───── Stored data
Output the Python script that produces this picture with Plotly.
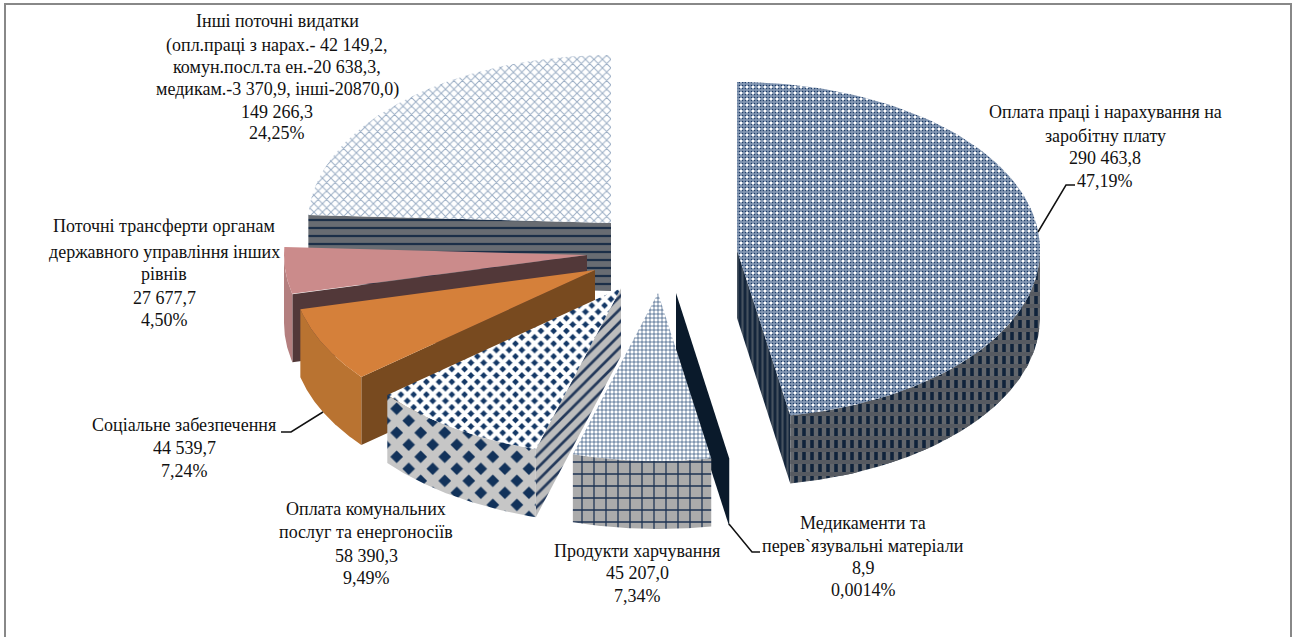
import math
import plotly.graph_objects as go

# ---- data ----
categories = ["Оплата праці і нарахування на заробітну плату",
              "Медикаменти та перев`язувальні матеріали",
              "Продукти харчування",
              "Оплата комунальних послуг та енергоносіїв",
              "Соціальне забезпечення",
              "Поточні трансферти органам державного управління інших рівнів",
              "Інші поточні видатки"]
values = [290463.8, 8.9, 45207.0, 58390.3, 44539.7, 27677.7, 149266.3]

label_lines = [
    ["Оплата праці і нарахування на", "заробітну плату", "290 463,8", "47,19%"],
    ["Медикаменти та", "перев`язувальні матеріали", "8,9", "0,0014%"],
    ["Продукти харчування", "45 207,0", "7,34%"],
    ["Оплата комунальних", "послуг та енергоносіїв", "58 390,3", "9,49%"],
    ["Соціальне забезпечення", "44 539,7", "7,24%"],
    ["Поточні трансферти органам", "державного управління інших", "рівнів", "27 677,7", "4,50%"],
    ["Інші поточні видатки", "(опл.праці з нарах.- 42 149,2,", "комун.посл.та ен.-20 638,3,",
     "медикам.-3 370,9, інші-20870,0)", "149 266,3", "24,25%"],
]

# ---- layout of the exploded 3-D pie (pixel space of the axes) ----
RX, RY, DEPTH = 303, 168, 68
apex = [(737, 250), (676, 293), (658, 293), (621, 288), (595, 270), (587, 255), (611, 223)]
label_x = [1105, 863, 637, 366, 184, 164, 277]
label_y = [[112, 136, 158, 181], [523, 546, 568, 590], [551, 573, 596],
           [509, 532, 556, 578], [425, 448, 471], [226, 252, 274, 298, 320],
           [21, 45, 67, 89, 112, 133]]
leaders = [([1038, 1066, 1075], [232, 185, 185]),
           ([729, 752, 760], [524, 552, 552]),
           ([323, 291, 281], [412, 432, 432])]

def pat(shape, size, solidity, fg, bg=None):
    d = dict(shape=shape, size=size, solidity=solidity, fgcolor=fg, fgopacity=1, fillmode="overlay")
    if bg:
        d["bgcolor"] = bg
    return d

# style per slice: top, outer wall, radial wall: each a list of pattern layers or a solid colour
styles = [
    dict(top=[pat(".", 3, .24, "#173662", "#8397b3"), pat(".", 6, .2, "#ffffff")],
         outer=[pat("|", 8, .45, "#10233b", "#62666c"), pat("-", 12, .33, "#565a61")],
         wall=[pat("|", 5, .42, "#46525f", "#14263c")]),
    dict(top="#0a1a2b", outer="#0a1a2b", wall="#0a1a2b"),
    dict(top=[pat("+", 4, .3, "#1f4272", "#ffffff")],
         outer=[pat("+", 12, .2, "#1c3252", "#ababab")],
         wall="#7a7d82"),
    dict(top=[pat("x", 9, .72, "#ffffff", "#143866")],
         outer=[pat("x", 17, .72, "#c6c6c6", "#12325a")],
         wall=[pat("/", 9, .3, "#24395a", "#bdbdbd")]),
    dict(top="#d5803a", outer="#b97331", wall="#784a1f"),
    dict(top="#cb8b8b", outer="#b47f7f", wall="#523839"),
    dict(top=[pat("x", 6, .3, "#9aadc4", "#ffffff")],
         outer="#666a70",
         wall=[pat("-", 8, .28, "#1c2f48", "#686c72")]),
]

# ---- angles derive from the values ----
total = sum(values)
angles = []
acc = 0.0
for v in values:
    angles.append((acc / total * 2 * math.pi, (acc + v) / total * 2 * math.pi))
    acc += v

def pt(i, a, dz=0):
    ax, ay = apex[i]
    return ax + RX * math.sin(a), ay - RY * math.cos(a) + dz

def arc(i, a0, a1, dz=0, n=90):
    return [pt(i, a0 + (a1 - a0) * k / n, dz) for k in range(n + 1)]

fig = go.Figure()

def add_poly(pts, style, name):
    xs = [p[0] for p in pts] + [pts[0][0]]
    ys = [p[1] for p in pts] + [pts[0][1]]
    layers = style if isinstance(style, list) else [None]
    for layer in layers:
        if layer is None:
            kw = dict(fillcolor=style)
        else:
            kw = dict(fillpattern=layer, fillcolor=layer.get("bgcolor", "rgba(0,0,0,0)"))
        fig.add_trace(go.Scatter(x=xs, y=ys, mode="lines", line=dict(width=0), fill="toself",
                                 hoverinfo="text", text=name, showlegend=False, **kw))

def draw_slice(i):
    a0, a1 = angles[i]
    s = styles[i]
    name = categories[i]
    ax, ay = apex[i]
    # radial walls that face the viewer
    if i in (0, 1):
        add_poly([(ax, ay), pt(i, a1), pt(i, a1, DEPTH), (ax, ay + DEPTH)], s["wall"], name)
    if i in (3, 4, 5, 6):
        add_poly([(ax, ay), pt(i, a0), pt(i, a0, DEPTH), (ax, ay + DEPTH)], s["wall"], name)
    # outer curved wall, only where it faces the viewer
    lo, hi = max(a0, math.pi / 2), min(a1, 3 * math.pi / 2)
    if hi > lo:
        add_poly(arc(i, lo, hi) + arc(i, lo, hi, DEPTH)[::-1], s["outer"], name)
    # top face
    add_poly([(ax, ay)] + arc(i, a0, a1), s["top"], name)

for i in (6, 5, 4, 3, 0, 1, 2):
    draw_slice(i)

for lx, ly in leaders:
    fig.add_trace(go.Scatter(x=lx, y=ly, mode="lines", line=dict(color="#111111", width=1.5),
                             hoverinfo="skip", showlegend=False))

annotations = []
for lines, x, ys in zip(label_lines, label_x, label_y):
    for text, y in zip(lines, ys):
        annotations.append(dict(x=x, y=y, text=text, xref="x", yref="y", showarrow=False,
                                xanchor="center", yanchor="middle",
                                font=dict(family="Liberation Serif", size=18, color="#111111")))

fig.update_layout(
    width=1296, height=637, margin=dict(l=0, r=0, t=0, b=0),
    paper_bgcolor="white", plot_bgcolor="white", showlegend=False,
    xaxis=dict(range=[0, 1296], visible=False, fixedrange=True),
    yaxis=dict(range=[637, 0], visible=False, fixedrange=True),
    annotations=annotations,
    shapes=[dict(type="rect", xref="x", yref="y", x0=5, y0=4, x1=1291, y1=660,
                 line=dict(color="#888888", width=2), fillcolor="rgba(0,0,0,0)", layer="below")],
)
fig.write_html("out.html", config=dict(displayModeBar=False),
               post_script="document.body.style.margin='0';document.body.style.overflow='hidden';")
──────────
Look for the word "that" and return every line where it occurs.

■ Worked answer:
Output the Python script that produces this picture with Plotly.
    # radial walls that face the viewer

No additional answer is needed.